My first 'fancy calc' was a Sharp EL-5100 - a long skinny thing with a single-line LCD display 50+ characters long. It had 10 different memory locations, algebraic entry - all in 1980.

But I came from an HP family. My dad bought them like other people buy suits. I got friendly with RPN early on. He still has: HP-67, HP-97, HP-85 (the "portable computer" with monitor, tape drive, and thermal printer in one 28+ lb package!), HP-41, HP-10c, HP-15c, and maybe some others since I've been gone.

So, in 1984 I got an HP-15c which I loved dearly.


They are bulletproof, fast, all the buttons are in the right places... at least there's still the 12c but I don't know if it's built as tough as the old ones.

It was stolen off my desk and now I have a 48G. It got me through 2 semesters of calculus, has a slew of built in equations (eyewash, really - looks good on the packaging), has big clicky-feeling keys and has been a reliable machine for over 15 years now. You can get 'em on the bay for <$100. Wish I could say the same about 15c's....

Thanks for the links to the PDA emulators - what'll they think of next?

post #29 of 29
Thread Starter 

HP 30S vs 20S Review

So I decided to get a 30S, mainly out of curiosity, because it's cheap. If nothing else, I figured it could replace my remaining Casio. (An fx-115s)

Despite some gross cosmetic similarities, I didn't expect it to be a 20S replacement. The specs and the price are pretty big giveaways, but I hoped it would be closer.

The thing you notice first is the display:

HP 30S:

HP 20S:

(Calculating tan(89.999999999) in degree mode is a good torture test for calculators, by the way. tan(90) is infinite, and each 9 you add to 89.99... gets you closer to inifinte. Not all calculators behave sanely as the number of nines increases, particularly computer-based calculators!)

The flash on the camera made all the LCD elements show up in the first picture. The next picture of the 30S's display is more "honest". But still, there are still some things you can compare between the two. The 30S does textbook-entry in the top line; when you hit the TAN key, it puts "TAN()" where the cursor was and puts an insert cursor between the parens. The 20S is traditional: you enter the value, hit TAN, and get the answer. Notice that the 20S gives you nice commas as thousands separators, while the 30S uses cheesy apostrophes. Also notice the difference in clarity between the segmented part of the LCD displays. The 20S is the hands-down winner here.

HP 30S:

HP 20S:

Like most calculators, the highest factorial the 30S can calculate is for 69, since it is limited to 10^99 in scientific notation. The 20S's exponential limit 10^499, so its factorial limit is 253!. The main purpose of this comparison, though, is that the 30S does have a nicer exponent display: it's possible to miss that E in the 20S display.

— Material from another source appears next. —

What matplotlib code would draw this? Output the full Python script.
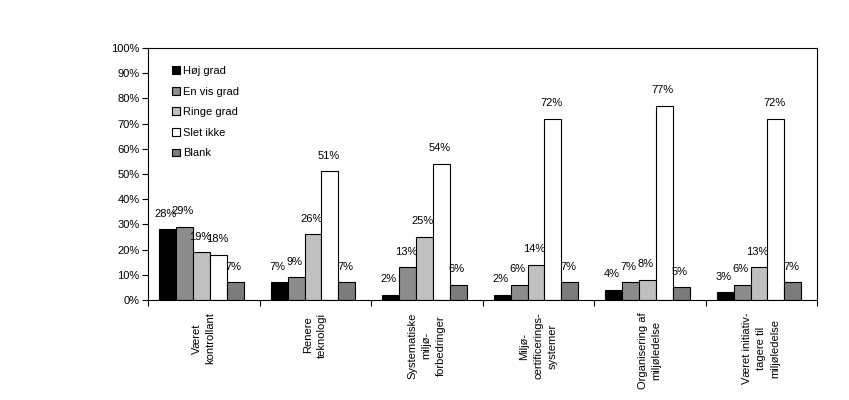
import matplotlib
matplotlib.use("Agg")
import matplotlib.pyplot as plt
import numpy as np

plt.rcParams['font.family'] = ['Liberation Sans', 'DejaVu Sans']

categories = ["Været\nkontrollant", "Renere\nteknologi", "Systematiske\nmiljø-\nforbedringer",
              "Miljø-\ncertificerings-\nsystemer", "Organisering af\nmiljøledelse",
              "Været initiativ-\ntagere til\nmiljøledelse"]
series_names = ["Høj grad", "En vis grad", "Ringe grad", "Slet ikke", "Blank"]
hoj_grad = [28, 7, 2, 2, 4, 3]
en_vis_grad = [29, 9, 13, 6, 7, 6]
ringe_grad = [19, 26, 25, 14, 8, 13]
slet_ikke = [18, 51, 54, 72, 77, 72]
blank = [7, 7, 6, 7, 5, 7]
series = [hoj_grad, en_vis_grad, ringe_grad, slet_ikke, blank]
colors = ["#000000", "#8c8c8c", "#c0c0c0", "#ffffff", "#7c7c7c"]
yticks = [0, 10, 20, 30, 40, 50, 60, 70, 80, 90, 100]

fig = plt.figure(figsize=(8.49, 4.0), dpi=100)
ax = fig.add_axes([148/849, 0.25, (817-148)/849, 0.63])

n = len(categories)
w = 0.152
centers = np.arange(n) + 0.5
fs = 8
for k, (vals, col, name) in enumerate(zip(series, colors, series_names)):
    xs = centers + (k - 2) * w - 0.02
    ax.bar(xs, vals, width=w, color=col, edgecolor="black", linewidth=0.8, label=name)
    for x, v in zip(xs, vals):
        ax.text(x - 0.015, v + 4.2, f"{v}%", ha="center", va="bottom", fontsize=fs)

ax.set_xlim(0, n)
ax.set_ylim(0, 100)
ax.set_yticks(yticks)
ax.set_yticklabels([f"{t}%" for t in yticks], fontsize=fs)
ax.set_xticks(np.arange(n + 1))
ax.set_xticklabels([])
ax.tick_params(axis="x", direction="out", length=4, width=0.8)
ax.tick_params(axis="y", direction="out", length=4, width=0.8, pad=2)
for c, lab in zip(centers, categories):
    ax.text(c, -5, lab, rotation=90, ha="center", va="top", multialignment="center",
            fontsize=fs, linespacing=1.5, transform=ax.transData)
for s in ax.spines.values():
    s.set_linewidth(0.8)

leg = ax.legend(loc="upper left", bbox_to_anchor=(0.036, 0.928), frameon=False, fontsize=fs,
                handlelength=0.7, handleheight=0.7, handletextpad=0.25, labelspacing=0.95,
                borderpad=0, borderaxespad=0)

fig.savefig("out.png", dpi=100)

The button layout is very different between the two machines:

HP 30S:

HP 20S:

There are two major differences. One, the 30S only has a single modifier key, which it calls 2nd, like on TI calculators. All of the other functions are available as either "modes" which change the function of some of the keys, or through menus using that 4-way navigation button you see. For instance, the factorial function is accessed via a PRB button (probability), which gets you a menu in the top line, from which you can pick from several functions. The 20S does traditional entry and has two shift keys, so it has no need for navigation buttons. The 30S also uses the navigation button when editing the entry line: this makes textbook entry tolerable. On my Casio fx-115s, there is no navigation, so you must enter the equation correctly from the start.

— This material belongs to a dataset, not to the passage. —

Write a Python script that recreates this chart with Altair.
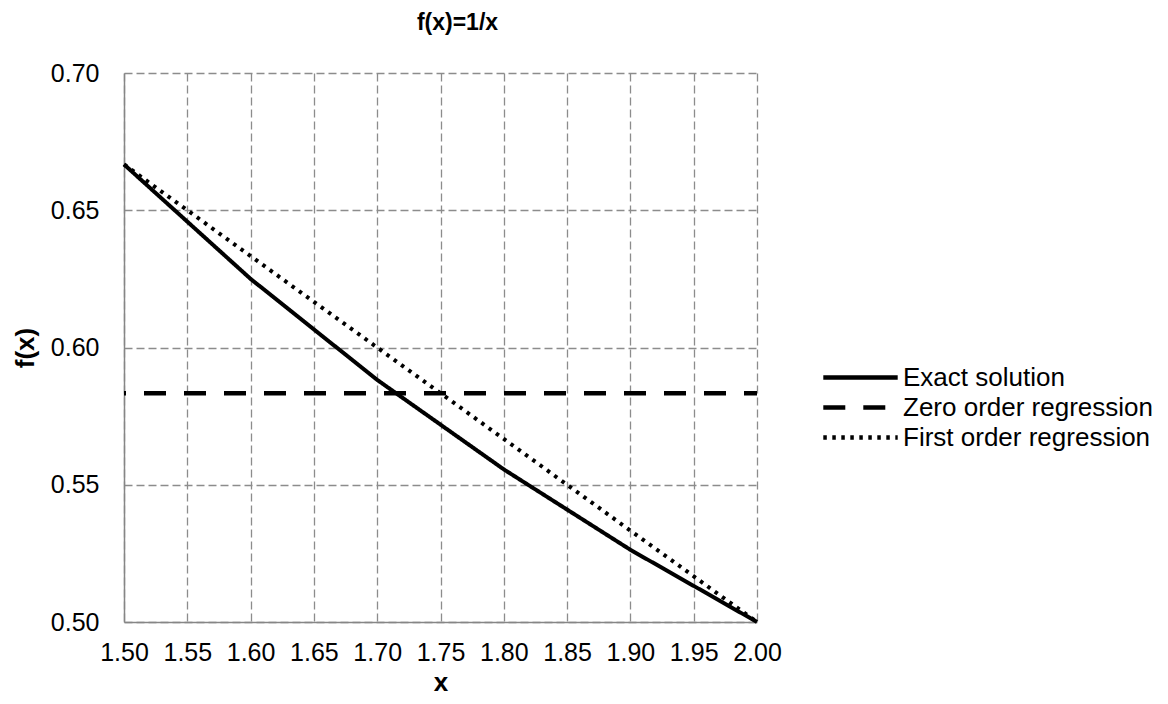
import altair as alt
import pandas as pd

# ---- data ----
series_names = ["Exact solution", "Zero order regression", "First order regression"]

exact_x = [1.5, 1.6, 1.7, 1.8, 1.9, 2.0]
exact_y = [0.6667, 0.6250, 0.5882, 0.5556, 0.5263, 0.5000]

zero_x = [1.5, 2.0]
zero_y = [0.5833, 0.5833]

first_x = [1.5, 1.6, 1.7, 1.8, 1.9, 2.0]
first_y = [0.6667, 0.6333, 0.6000, 0.5667, 0.5333, 0.5000]

x_ticks = [1.50, 1.55, 1.60, 1.65, 1.70, 1.75, 1.80, 1.85, 1.90, 1.95, 2.00]
y_ticks = [0.50, 0.55, 0.60, 0.65, 0.70]

FONT = "Liberation Sans"

df_exact = pd.DataFrame({"x": exact_x, "y": exact_y, "series": series_names[0]})
df_zero = pd.DataFrame({"x": zero_x, "y": zero_y, "series": series_names[1]})
df_first = pd.DataFrame({"x": first_x, "y": first_y, "series": series_names[2]})

x_enc = alt.X(
    "x:Q",
    scale=alt.Scale(domain=[1.5, 2.0], nice=False, zero=False),
    axis=alt.Axis(
        values=x_ticks, format=".2f", title="x", ticks=False,
        labelFlush=False, labelOverlap=False, labelPadding=18,
        titlePadding=4,
    ),
)
y_enc = alt.Y(
    "y:Q",
    scale=alt.Scale(domain=[0.5, 0.7], nice=False, zero=False),
    axis=alt.Axis(
        values=y_ticks, format=".2f", title="f(x)", ticks=False,
        labelFlush=False, labelOverlap=False, labelPadding=25,
        titlePadding=12, titleFontSize=26,
    ),
)

dash_scale = alt.Scale(
    domain=series_names,
    range=[[1, 0], [22, 18], [3.5, 5.5]],
)

legend = alt.Legend(
    orient="none", legendX=722, legendY=290, title=None,
    symbolType="M-3.1,0H3.1", symbolSize=576, symbolStrokeWidth=4.5,
    symbolStrokeColor="black", labelOffset=28, labelFontSize=26,
    labelFont=FONT, labelColor="black", labelLimit=500, rowPadding=2,
    padding=0,
)

def layer(df, width, dash_offset=0):
    return alt.Chart(df).mark_line(
        color="black", strokeWidth=width, strokeDashOffset=dash_offset,
        strokeCap="butt",
    ).encode(
        x=x_enc,
        y=y_enc,
        strokeDash=alt.StrokeDash("series:N", scale=dash_scale, legend=legend),
    )

chart = alt.layer(
    layer(df_exact, 4),
    layer(df_zero, 4.5, 20),
    layer(df_first, 4),
).properties(
    width=633,
    height=549,
    padding={"left": 116, "top": 65, "right": 403, "bottom": 74},
    autosize=alt.AutoSizeParams(type="none"),
    title=alt.TitleParams(
        "f(x)=1/x", font=FONT, fontSize=23, fontWeight="bold", color="black",
        anchor="middle", frame="group", offset=26, dx=17,
    ),
).configure_view(
    stroke=None,
).configure_axis(
    labelFont=FONT, labelFontSize=25, labelColor="black",
    titleFont=FONT, titleFontSize=26, titleFontWeight="bold", titleColor="black",
    domainColor="#868686", domainWidth=1.5,
    gridColor="#8c8c8c", gridWidth=1.3, gridDash=[8, 4],
)

chart.save("out.html", embed_options={"renderer": "svg", "actions": False})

The 30S has a DEL key that operates rather strangely. When it's at the end of a line, it deletes backwards, but otherwise it deletes forwards. This takes some getting used to. You only need backwards deletes on the 20S, since you can't edit the entry in place.

The memory function behaves quite differently between the two. On the 20S, you have 10 numbered memory locations. Say STO [n], and the current entry goes into that numbered bucket. On the 30S, they STO key brings up a menu, which lets you pick from 10 named memories: A, B, C, D, X, X1, X2, Y, Y1, Y2 and EQN.

The 30S has some common constants built in, including Boltzmann's constant, which we find use for in electronics. The 20S has no constants, but its simpler memory setup makes it easier save a constant somewhere and remember short-term where you put it. The memory on the 30S is geared more towards equation solving.

Speaking of equation solving, the 30S is clearly more powerful here. It's no 48G, but it can do basics like finding zeros in a quadratic, and solving systems of linear equations. The 20S has only primitive capabilities here, by comparison; so primitive that I've never even bothered to use them.

The 30S comes with a hard plastic slip cover, while the 20S has a nice cloth-lined vinyl cover. The 30S does have the advantage of keeping a cheat sheet inside the cover. But I haven't found much need to refer to the 20S manual very often in recent years.

Speaking of manuals:

HP 30S:

HP 20S:

The 30S comes with that most tyrannical of manuals, two map-folded single sheets; that's all. You don't even get a good manual on CD as you do with the 49G+. The 20S came with a "real" manual.

The feel of the keys is a bit better on the 20S, but the 30S isn't horrible. I'd rank the 30S's feel above my Casio fx-115s.

While the 30S is no 20S replacement, it is a reasonable calculator. Its target market is clearly students: the textbook entry, the simplified button layout, the interchangeable colored face plates, the middle-school algebra features, and the hard plastic cover are testaments to this. There's even a place on the back labelled "NAME:" in a box where you can scratch the kid's name into the case.

If you have a need for a basic scientific calculator, or a student that needs a good calculator for school, this is a better choice than any other in its class I've seen. But if you're used to HP calculators of yore and want a new primary calculator, you'll need to look beyond this one.